▸ SET EXERCISE
Write out the material exactly, with the pictures left out.

▸ DATA EXCERPT
[BEGIN]

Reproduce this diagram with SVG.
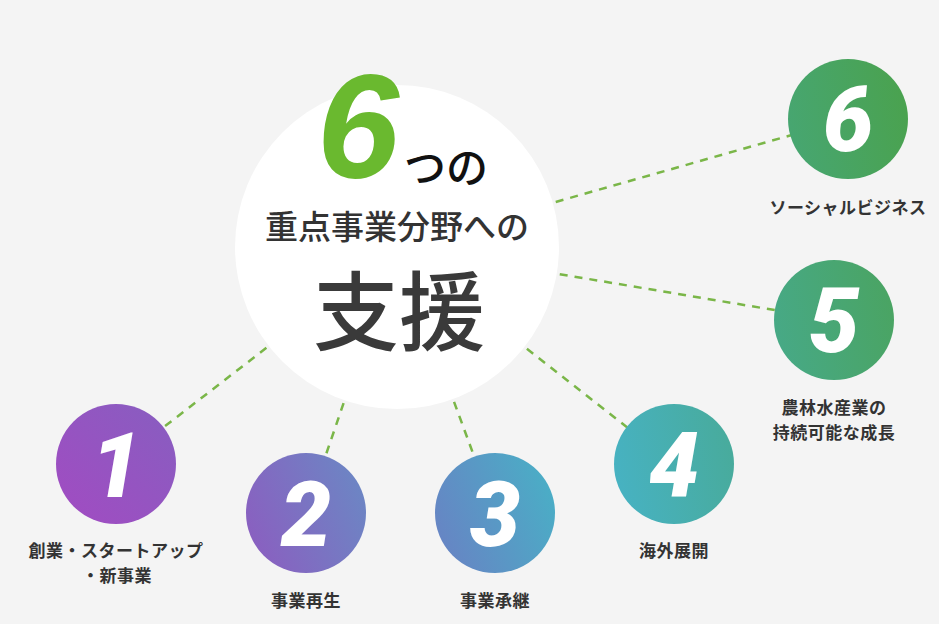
<svg xmlns="http://www.w3.org/2000/svg" width="939" height="624" viewBox="0 0 939 624">
<defs>
<linearGradient id="g1" x1="0" y1="1" x2="1" y2="0"><stop offset="0" stop-color="#a24bc2"/><stop offset="1" stop-color="#875ec0"/></linearGradient>
<linearGradient id="g2" x1="0" y1="0.7" x2="1" y2="0.3"><stop offset="0" stop-color="#8a5fc0"/><stop offset="1" stop-color="#6c86c4"/></linearGradient>
<linearGradient id="g3" x1="0" y1="0.7" x2="1" y2="0.3"><stop offset="0" stop-color="#6784c4"/><stop offset="1" stop-color="#4aaec6"/></linearGradient>
<linearGradient id="g4" x1="0" y1="0.6" x2="1" y2="0.4"><stop offset="0" stop-color="#47b2c2"/><stop offset="1" stop-color="#48ab9c"/></linearGradient>
<linearGradient id="g5" x1="0" y1="0.6" x2="1" y2="0.4"><stop offset="0" stop-color="#47a986"/><stop offset="1" stop-color="#4aa463"/></linearGradient>
<linearGradient id="g6" x1="0" y1="0.6" x2="1" y2="0.4"><stop offset="0" stop-color="#47a671"/><stop offset="1" stop-color="#4aa24f"/></linearGradient>
</defs>
<style>
.con{stroke:#7ab648;stroke-width:2.5;stroke-dasharray:8 7;fill:none}
.num{font-family:Roboto,"Liberation Sans",sans-serif;font-weight:900;font-style:italic;font-size:90px;fill:#ffffff;text-anchor:middle}
.lbl{font-family:"Noto Sans CJK JP",sans-serif;font-weight:700;font-size:17px;fill:#333333;text-anchor:middle;letter-spacing:0.5px}
.jp{font-family:"Noto Sans CJK JP",sans-serif;text-anchor:middle}
</style>
<rect width="939" height="624" fill="#f4f4f4"/>
<g id="connectors">
<line class="con" x1="397" y1="247" x2="116" y2="464"/>
<line class="con" x1="397" y1="247" x2="306" y2="513"/>
<line class="con" x1="397" y1="247" x2="495" y2="513"/>
<line class="con" x1="397" y1="247" x2="674" y2="464"/>
<line class="con" x1="397" y1="247" x2="834" y2="320"/>
<line class="con" x1="397" y1="247" x2="848" y2="119"/>
</g>
<g id="center">
<circle cx="397" cy="247" r="162" fill="#ffffff"/>
<text x="358" y="178" font-family="'Liberation Sans',Arial,sans-serif" font-weight="700" font-style="italic" font-size="148" fill="#6ab92f" text-anchor="middle">6</text>
<text x="446" y="183" class="jp" font-size="42" font-weight="500" fill="#111111">つの</text>
<text x="397" y="239" class="jp" font-size="33" font-weight="500" fill="#333333">重点事業分野への</text>
<text x="399" y="344" class="jp" font-size="86" font-weight="500" fill="#3a3a3a">支援</text>
</g>
<g id="node1">
<circle cx="116" cy="464" r="60" fill="url(#g1)"/>
<text class="num" x="116" y="497">1</text>
<text class="lbl" x="116" y="557">創業・スタートアップ</text>
<text class="lbl" x="117" y="582">・新事業</text>
</g>
<g id="node2">
<circle cx="306" cy="513" r="60" fill="url(#g2)"/>
<text class="num" x="306" y="546">2</text>
<text class="lbl" x="306" y="607">事業再生</text>
</g>
<g id="node3">
<circle cx="495" cy="513" r="60" fill="url(#g3)"/>
<text class="num" x="495" y="546">3</text>
<text class="lbl" x="495" y="607">事業承継</text>
</g>
<g id="node4">
<circle cx="674" cy="464" r="60" fill="url(#g4)"/>
<text class="num" x="674" y="497">4</text>
<text class="lbl" x="674" y="557">海外展開</text>
</g>
<g id="node5">
<circle cx="834" cy="320" r="60" fill="url(#g5)"/>
<text class="num" x="834" y="352">5</text>
<text class="lbl" x="834" y="414">農林水産業の</text>
<text class="lbl" x="834" y="439">持続可能な成長</text>
</g>
<g id="node6">
<circle cx="848" cy="119" r="60" fill="url(#g6)"/>
<text class="num" x="848" y="151">6</text>
<text class="lbl" x="848" y="214">ソーシャルビジネス</text>
</g>
</svg>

[END]

▸ WRITTEN RESPONSE
Reproduce this diagram with SVG.
<svg xmlns="http://www.w3.org/2000/svg" width="939" height="624" viewBox="0 0 939 624">
<defs>
<linearGradient id="g1" x1="0" y1="1" x2="1" y2="0"><stop offset="0" stop-color="#a24bc2"/><stop offset="1" stop-color="#875ec0"/></linearGradient>
<linearGradient id="g2" x1="0" y1="0.7" x2="1" y2="0.3"><stop offset="0" stop-color="#8a5fc0"/><stop offset="1" stop-color="#6c86c4"/></linearGradient>
<linearGradient id="g3" x1="0" y1="0.7" x2="1" y2="0.3"><stop offset="0" stop-color="#6784c4"/><stop offset="1" stop-color="#4aaec6"/></linearGradient>
<linearGradient id="g4" x1="0" y1="0.6" x2="1" y2="0.4"><stop offset="0" stop-color="#47b2c2"/><stop offset="1" stop-color="#48ab9c"/></linearGradient>
<linearGradient id="g5" x1="0" y1="0.6" x2="1" y2="0.4"><stop offset="0" stop-color="#47a986"/><stop offset="1" stop-color="#4aa463"/></linearGradient>
<linearGradient id="g6" x1="0" y1="0.6" x2="1" y2="0.4"><stop offset="0" stop-color="#47a671"/><stop offset="1" stop-color="#4aa24f"/></linearGradient>
</defs>
<style>
.con{stroke:#7ab648;stroke-width:2.5;stroke-dasharray:8 7;fill:none}
.num{font-family:Roboto,"Liberation Sans",sans-serif;font-weight:900;font-style:italic;font-size:90px;fill:#ffffff;text-anchor:middle}
.lbl{font-family:"Noto Sans CJK JP",sans-serif;font-weight:700;font-size:17px;fill:#333333;text-anchor:middle;letter-spacing:0.5px}
.jp{font-family:"Noto Sans CJK JP",sans-serif;text-anchor:middle}
</style>
<rect width="939" height="624" fill="#f4f4f4"/>
<g id="connectors">
<line class="con" x1="397" y1="247" x2="116" y2="464"/>
<line class="con" x1="397" y1="247" x2="306" y2="513"/>
<line class="con" x1="397" y1="247" x2="495" y2="513"/>
<line class="con" x1="397" y1="247" x2="674" y2="464"/>
<line class="con" x1="397" y1="247" x2="834" y2="320"/>
<line class="con" x1="397" y1="247" x2="848" y2="119"/>
</g>
<g id="center">
<circle cx="397" cy="247" r="162" fill="#ffffff"/>
<text x="358" y="178" font-family="'Liberation Sans',Arial,sans-serif" font-weight="700" font-style="italic" font-size="148" fill="#6ab92f" text-anchor="middle">6</text>
<text x="446" y="183" class="jp" font-size="42" font-weight="500" fill="#111111">つの</text>
<text x="397" y="239" class="jp" font-size="33" font-weight="500" fill="#333333">重点事業分野への</text>
<text x="399" y="344" class="jp" font-size="86" font-weight="500" fill="#3a3a3a">支援</text>
</g>
<g id="node1">
<circle cx="116" cy="464" r="60" fill="url(#g1)"/>
<text class="num" x="116" y="497">1</text>
<text class="lbl" x="116" y="557">創業・スタートアップ</text>
<text class="lbl" x="117" y="582">・新事業</text>
</g>
<g id="node2">
<circle cx="306" cy="513" r="60" fill="url(#g2)"/>
<text class="num" x="306" y="546">2</text>
<text class="lbl" x="306" y="607">事業再生</text>
</g>
<g id="node3">
<circle cx="495" cy="513" r="60" fill="url(#g3)"/>
<text class="num" x="495" y="546">3</text>
<text class="lbl" x="495" y="607">事業承継</text>
</g>
<g id="node4">
<circle cx="674" cy="464" r="60" fill="url(#g4)"/>
<text class="num" x="674" y="497">4</text>
<text class="lbl" x="674" y="557">海外展開</text>
</g>
<g id="node5">
<circle cx="834" cy="320" r="60" fill="url(#g5)"/>
<text class="num" x="834" y="352">5</text>
<text class="lbl" x="834" y="414">農林水産業の</text>
<text class="lbl" x="834" y="439">持続可能な成長</text>
</g>
<g id="node6">
<circle cx="848" cy="119" r="60" fill="url(#g6)"/>
<text class="num" x="848" y="151">6</text>
<text class="lbl" x="848" y="214">ソーシャルビジネス</text>
</g>
</svg>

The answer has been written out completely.